24. The semiconductor memory device of claim 1, wherein a clock input into the plurality of information processing devices is input into the plurality of signal distribution circuits as the array selection signal, and the plurality of signal distribution circuits distribute signals so that a data input signal, an address signal and a control signal input into the input/output buffer portion are supplied to a first memory array as one of the plurality of memory arrays during an ‘H’ or ‘L’ period of the clock, while in a second memory array as another memory array, a previously-input signal is held, a data input signal, an address signal and a control signal input into the input/output buffer portion are supplied to the second memory array during an ‘L’ or ‘H’ period of the clock, while in the first memory array, a previously-input signal is held, and data from the first memory array is output from the input/output buffer portion during an ‘H’ or ‘L’ period of the clock, while data from the second memory array is output from the input/output buffer portion during an ‘L’ or ‘H’ period of the clock.

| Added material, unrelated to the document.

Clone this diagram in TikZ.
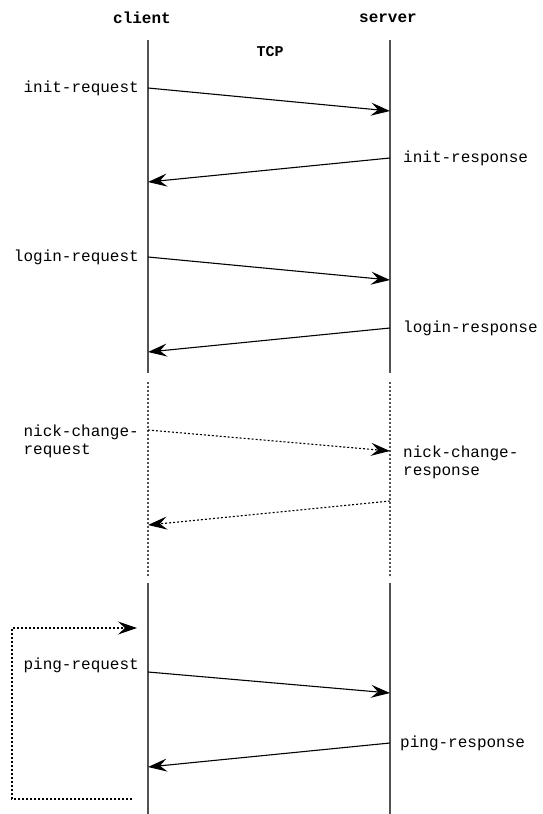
\documentclass[tikz,border=0pt]{standalone}
\usepackage{fontspec}
\setmonofont{Liberation Mono}
\usetikzlibrary{arrows.meta, positioning}

\newcommand{\msgfont}{\ttfamily\fontsize{16}{18.5}\selectfont}
\newcommand{\headfont}{\ttfamily\bfseries\fontsize{16}{18.5}\selectfont}
\newcommand{\tcpfont}{\ttfamily\bfseries\fontsize{15}{17}\selectfont}

\begin{document}
\begin{tikzpicture}[x=1pt, y=-1pt,
    lifeline/.style={draw=black!68, line width=1.5pt},
    gapline/.style={dash pattern=on 2pt off 2pt},
    msg/.style={-{Stealth[length=19pt, width=13pt, inset=7pt]}, line width=1.1pt},
    dotmsg/.style={msg, dash pattern=on 2pt off 2pt},
    lbl/.style={font=\msgfont, inner sep=0pt},
    head/.style={font=\headfont, inner sep=0pt}]
    \useasboundingbox (0,0) rectangle (543,814);
    % headers
    \node[head] (client) at (142,18) {client};
    \node[head] (server) at (388,18) {server};
    \node[head, font=\tcpfont] (tcp) at (270,52) {TCP};
    % lifelines
    \foreach \x in {148,390} {
        \draw[lifeline] (\x,40) -- (\x,373);
        \draw[lifeline, gapline] (\x,382) -- (\x,576);
        \draw[lifeline] (\x,583) -- (\x,814);
    }
    % message end points
    \coordinate (c1) at (148,88);  \coordinate (s1) at (390,111);
    \coordinate (s2) at (390,158); \coordinate (c2) at (148,182);
    \coordinate (c3) at (148,257); \coordinate (s3) at (390,280);
    \coordinate (s4) at (390,328); \coordinate (c4) at (148,352);
    \coordinate (c5) at (148,430); \coordinate (s5) at (390,451);
    \coordinate (s6) at (390,501); \coordinate (c6) at (148,525);
    \coordinate (c7) at (148,672); \coordinate (s7) at (390,693);
    \coordinate (s8) at (390,743); \coordinate (c8) at (148,767);
    \coordinate (loopa) at (132,799); \coordinate (loopb) at (137,628);
    % messages
    \draw[msg] (c1) -- (s1);
    \draw[msg] (s2) -- (c2);
    \draw[msg] (c3) -- (s3);
    \draw[msg] (s4) -- (c4);
    \draw[dotmsg] (c5) -- (s5);
    \draw[dotmsg] (s6) -- (c6);
    \draw[msg] (c7) -- (s7);
    \draw[msg] (s8) -- (c8);
    \draw[dotmsg] (loopa) -- (12,799) -- (12,628) -- (loopb);
    % labels
    \node[lbl, left=9pt of c1] (initreq) {init-request};
    \node[lbl, right=13pt of s2] (initresp) {init-response};
    \node[lbl, left=9pt of c3] (loginreq) {login-request};
    \node[lbl, right=13pt of s4] (loginresp) {login-response};
    \node[lbl, align=left, below left=-5.5pt and 9pt of c5] (nickreq) {nick-change-\\request};
    \node[lbl, align=left, below right=-5.5pt and 13pt of s5] (nickresp) {nick-change-\\response};
    \node[lbl, left=9pt of c7, yshift=7pt] (pingreq) {ping-request};
    \node[lbl, right=10pt of s8] (pingresp) {ping-response};
\end{tikzpicture}
\end{document}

25. The semiconductor memory device of claim 1, wherein the device has n (n is an integer equal to or more than 2) memory arrays, and n signal distribution circuits for address signal, n signal distribution circuits for data signal and n signal distribution circuits for control signal respectively provided for the n memory arrays, the device further comprises a memory capacity setting circuit, in use of the semiconductor memory device, the memory capacity setting circuit is configured to receive signals from the data terminal, the address terminal and the control terminal, and transmit array selection signals to the signal distribution circuits so that one memory array or a plurality of memory arrays having a desired memory capacity are made up from the n memory arrays based on the input signals in advance, and the memory capacity setting circuit transmits n array selection signals to the n signal distribution circuits each for address signal, data signal and control signal to select a memory array having a desired memory capacity.

26. The semiconductor memory device of claim 25, wherein the memory capacity setting circuit is divided into a plurality of circuits, the plurality of memory capacity setting circuits are placed, not in the vicinity of the input/output buffer portion at the chip external interface, but at positions near the plurality of memory arrays on the chip.